メインコンテンツへスキップ

Configure Pre-Deployment Groundedness Evaluations

Implementation Effort: Medium – Requires configuring evaluation pipelines in Azure AI Foundry, defining evaluation datasets, selecting metrics, and establishing pass/fail thresholds for agent quality gates.
User Impact: Low – Evaluations run against agent endpoints in testing environments; end users are not affected.

Overview

Azure AI Foundry provides an evaluation framework that measures AI model and agent output quality across multiple dimensions, including groundedness (whether responses are supported by provided source data), relevance (whether responses address the user's question), coherence (whether responses are logically structured), and fluency (whether responses are well-written). Configuring these evaluations establishes a pre-deployment quality gate that verifies agents produce outputs meeting the organization's standards before they reach production users.

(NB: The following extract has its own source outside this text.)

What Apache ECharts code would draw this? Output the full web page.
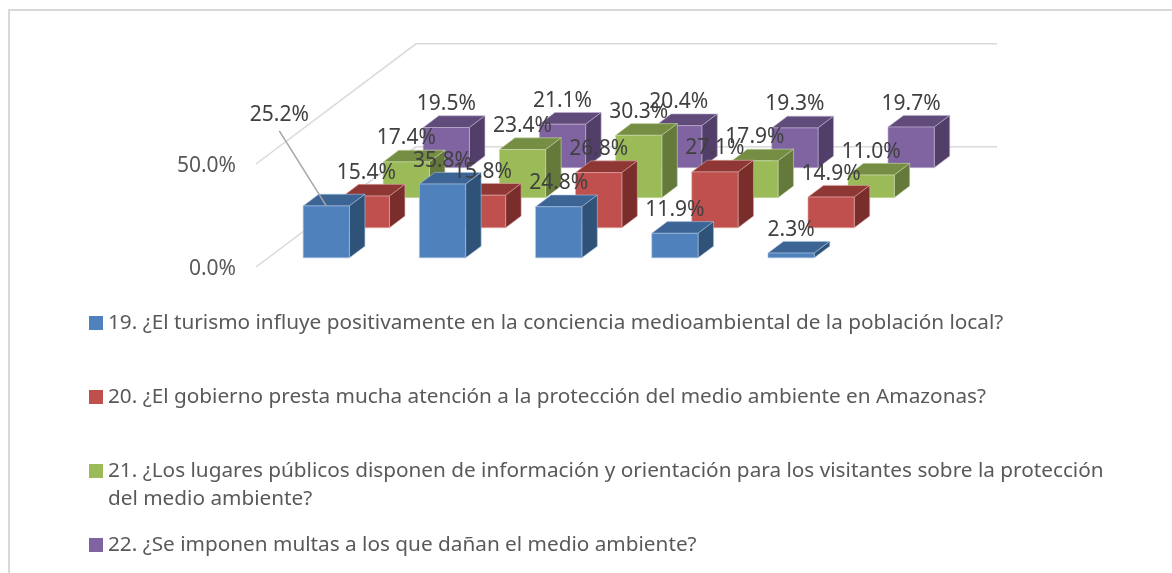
<!DOCTYPE html>
<html>
<head>
<meta charset="utf-8">
<style>html,body{margin:0;padding:0;background:#fff}#c{width:1172px;height:573px}</style>
<script src="https://cdn.jsdelivr.net/npm/echarts@6/dist/echarts.min.js"></script>
</head>
<body>
<div id="c"></div>
<script>
const categories = ['A', 'B', 'C', 'D', 'E'];
const q19 = [25.2, 35.8, 24.8, 11.9, 2.3];
const q20 = [15.4, 15.8, 26.8, 27.1, 14.9];
const q21 = [17.4, 23.4, 30.3, 17.9, 11.0];
const q22 = [19.5, 21.1, 20.4, 19.3, 19.7];
const legendLines = [
  ['19. ¿El turismo influye positivamente en la conciencia medioambiental de la población local?'],
  ['20. ¿El gobierno presta mucha atención a la protección del medio ambiente en Amazonas?'],
  ['21. ¿Los lugares públicos disponen de información y orientación para los visitantes sobre la protección', 'del medio ambiente?'],
  ['22. ¿Se imponen multas a los que dañan el medio ambiente?']
];
const valueTicks = [0, 50];

const seriesValues = [q19, q20, q21, q22];
const names = legendLines.map(l => l.join(' '));
const faces = ['#4f81bd', '#c0504d', '#9bbb59', '#8064a2'];
const tops = ['#3c6494', '#8e3735', '#758e43', '#604b7b'];
const sides = ['#2f5279', '#7a2e2c', '#64793a', '#523f69'];
const edges = ['#a9c2e0', '#dfa9a7', '#cddcac', '#bfb1d0'];
const STEP_X = 40, STEP_Y = 30.05, BOX_X = 15.5, BOX_Y = 11.7, BAR_RATIO = 0.398;
const FONT = '"Noto Sans", sans-serif';

function base(i) {
  const halfGapY = (STEP_Y - BOX_Y) / 2;
  return [STEP_X * i + halfGapY * STEP_X / STEP_Y, -(STEP_Y * i + halfGapY)];
}

function barSeries(i) {
  return {
    type: 'custom', name: names[i], z: 10 - i, silent: true,
    itemStyle: { color: faces[i] },
    encode: { x: 0, y: 1 },
    data: seriesValues[i].map((v, c) => [c, v]),
    renderItem(params, api) {
      const b = base(i);
      const w = api.size([1, 0])[0] * BAR_RATIO;
      const p0 = api.coord([api.value(0), 0]);
      const p1 = api.coord([api.value(0), api.value(1)]);
      const x0 = p0[0] - w / 2 + b[0], x1 = x0 + w;
      const yb = p0[1] + b[1], yt = p1[1] + b[1];
      const st = c => ({ fill: c, stroke: edges[i], lineWidth: 0.6, opacity: 1 });
      return {
        type: 'group',
        children: [
          { type: 'polygon', shape: { points: [[x0, yt], [x1, yt], [x1 + BOX_X, yt - BOX_Y], [x0 + BOX_X, yt - BOX_Y]] }, style: st(tops[i]) },
          { type: 'polygon', shape: { points: [[x1, yt], [x1 + BOX_X, yt - BOX_Y], [x1 + BOX_X, yb - BOX_Y], [x1, yb]] }, style: st(sides[i]) },
          { type: 'rect', shape: { x: x0, y: yt, width: w, height: yb - yt }, style: st(faces[i]) }
        ]
      };
    }
  };
}

function labelSeries(i) {
  return {
    type: 'custom', name: 'labels' + i, z: 20 + i, silent: true,
    encode: { x: 0, y: 1 },
    data: seriesValues[i].map((v, c) => [c, v]),
    renderItem(params, api) {
      const b = base(i);
      const p1 = api.coord([api.value(0), api.value(1)]);
      const cx = p1[0] + b[0], ty = p1[1] + b[1];
      const moved = i === 0 && api.value(0) === 0;
      const lx = moved ? cx - 47 : cx, ly = moved ? ty - 92 : ty - 25;
      const children = [{
        type: 'text',
        style: { text: api.value(1).toFixed(1) + '%', x: lx, y: ly + 1.5, align: 'center', verticalAlign: 'middle', fill: '#404040', font: '21px ' + FONT }
      }];
      if (moved) {
        children.unshift({ type: 'line', shape: { x1: lx, y1: ly + 17, x2: cx, y2: ty }, style: { stroke: '#a6a6a6', lineWidth: 1.5 } });
      }
      return { type: 'group', children };
    }
  };
}

const wallSeries = {
  type: 'custom', name: 'walls', z: 1, silent: true,
  encode: { x: 0, y: 1 },
  data: valueTicks.map(v => [0, v]),
  renderItem(params, api) {
    const y = api.coord([0, api.value(1)])[1];
    const r = params.coordSys;
    const dx = STEP_X * 4, dy = STEP_Y * 4;
    return {
      type: 'polyline',
      shape: { points: [[r.x, y], [r.x + dx, y - dy], [r.x + r.width + dx, y - dy]] },
      style: { fill: null, stroke: '#d9d9d9', lineWidth: 1.5 }
    };
  }
};

const legendTops = [309, 383, 429, 531];
const chart = echarts.init(document.getElementById('c'), null, { renderer: 'canvas' });
chart.setOption({
  animation: false,
  color: faces,
  backgroundColor: '#fff',
  graphic: [{ type: 'rect', silent: true, shape: { x: 9, y: 10, width: 1300, height: 700 }, style: { fill: null, stroke: '#d9d9d9', lineWidth: 2 } }],
  grid: { left: 256, top: 164, width: 581, height: 103 },
  xAxis: { type: 'category', data: categories, show: false },
  yAxis: {
    type: 'value', min: 0, max: 50, interval: 50,
    axisLine: { show: false }, axisTick: { show: false }, splitLine: { show: false },
    axisLabel: {
      margin: 20,
      formatter: v => '{t|' + v.toFixed(1) + '%}',
      rich: { t: { color: '#595959', fontFamily: FONT, fontSize: 21, padding: [5, 0, 0, 0] } }
    }
  },
  legend: legendLines.map((lines, i) => ({
    left: 89, top: legendTops[i], padding: 0, orient: 'vertical', icon: 'rect',
    itemWidth: 14, itemHeight: 14, selectedMode: false,
    data: [names[i]],
    textStyle: { color: '#595959', fontFamily: FONT, fontSize: 20.75, lineHeight: 28 },
    formatter: () => lines.length > 1 ? '\n' + lines.join('\n') : lines[0]
  })),
  series: [wallSeries, ...[0, 1, 2, 3].map(barSeries), ...[0, 1, 2, 3].map(labelSeries)]
});
</script>
</body>
</html>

This evaluation step is distinct from runtime groundedness detection. Runtime groundedness detection (via the Azure AI Content Safety API) operates in production, evaluating and optionally correcting individual responses as they are generated. Pre-deployment evaluations operate in the development and testing lifecycle, running the agent against a curated dataset of test inputs and systematically measuring output quality across hundreds or thousands of test cases. The purpose is different — runtime detection is a safety net that catches individual failures in production, while pre-deployment evaluation is a quality gate that measures whether the agent's overall output quality meets the bar for production deployment.

The evaluation framework uses both built-in metrics and AI-assisted metrics. Built-in metrics provide deterministic measurements such as exact match, F1 score, and BLEU score. AI-assisted metrics use a language model as a judge to evaluate subjective quality dimensions like groundedness and relevance, producing scores that approximate human evaluation at scale. Organizations should configure evaluation pipelines that run automatically when agents are updated, producing quality scorecards that development teams and security reviewers can use to decide whether an agent is ready for production.

This task supports Verify Explicitly by requiring evidence-based quality assessment before production deployment, rather than relying on developer judgment about output quality. It supports Assume Breach in the data quality context — if an agent's grounding data is poisoned or corrupted, evaluation against a known-good test dataset can detect the degradation because the agent's outputs will diverge from expected answers. Organizations that do not configure quality evaluations deploy agents without systematic measurement of output quality, discovering problems when end users report incorrect or nonsensical responses rather than during controlled testing.